Writers don't fail like ordinary people. They fail in their bones. They fail even when they triumph. Bernard Malamud took the 1959 National Book Award for his short story collection The Magic Barrel; he left the check on the dais, and when he arrived at the dinner in his honor, the organizers had forgotten to set a place for him.

"Fail better," Samuel Beckett commanded, a phrase that has been taken on by business executives as some kind of ersatz wisdom. They have missed the point completely. Beckett didn't mean failure-on-the-way-to-delayed-success, which is what the FailCon crowd thinks he meant. To fail better, to fail gracefully and with composure, is so essential because there's no such thing as success. It's failure all the way down.

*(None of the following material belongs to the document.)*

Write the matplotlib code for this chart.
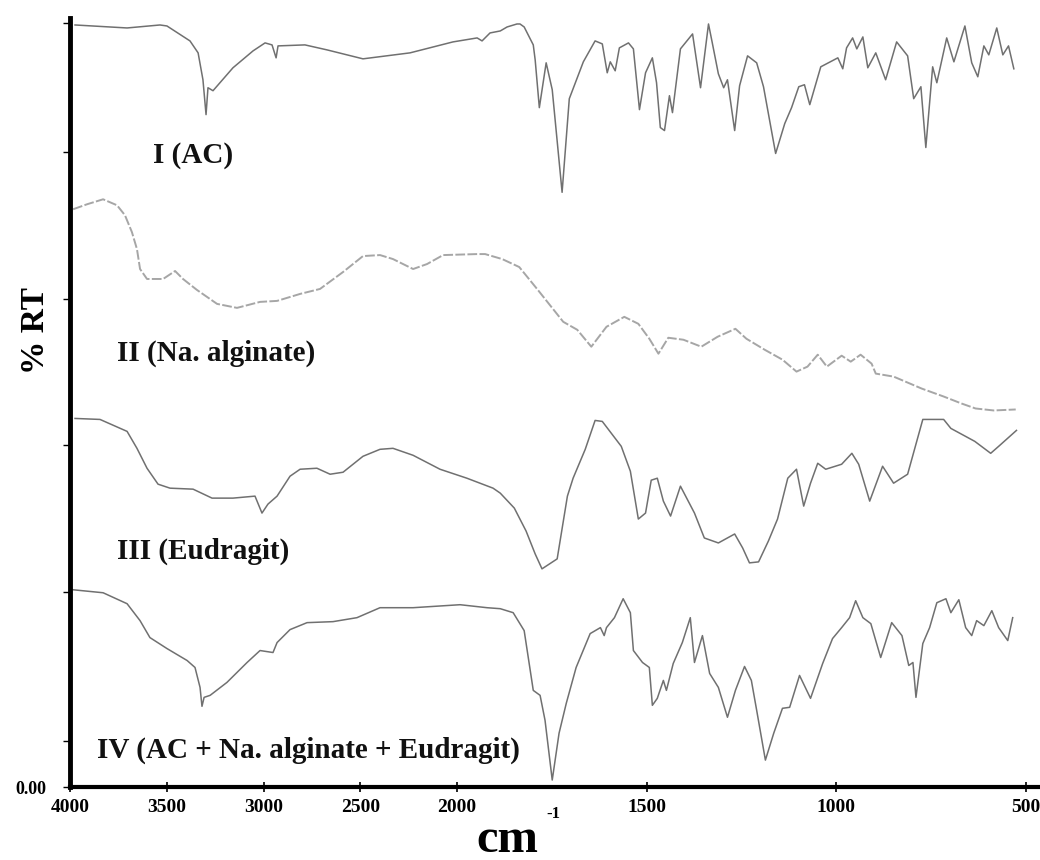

At the center of this web of catastrophes and losses and despairs and mistakes sits a single, obvious culprit: the act of writing itself. In the best work, the intentions of the author fall away, leaving an open field for readers to play in, and they create meanings that may have nothing to do with the author's. Jonathan Swift famously intended Gulliver's Travels as an indictment of all humanity but ended up leaving a story for children. The joy of language is also a torment. "Human speech is like a cracked kettle on which we tap crude rhythms for bears to dance to," Flaubert wrote, "while we long to make music that will melt the stars."

When I hear the phrase "writing community," usually uttered by those without enough talent to hate other writers for theirs, my first instinct is to reach for the napalm. But failure really does bind us. Flaubert longing to melt the stars and the kid receiving her first rejection letter are the same. All of our little streams pour out into the ocean of total uncaring. If there are to be any claims to greatness, they are to be found only in the scope of the failure and persistence in the face of it. That persistence may be the one truly writerly virtue, a salvation indistinguishable from stupidity. To keep going, despite everything. To keep bellying up to the cosmic irrelevance. To keep failing.

Does it matter than Fitz-Greene Halleck's poetry is fantastic--deft and witty and roiling with suppressed longings? It only slightly matters. And that's enough.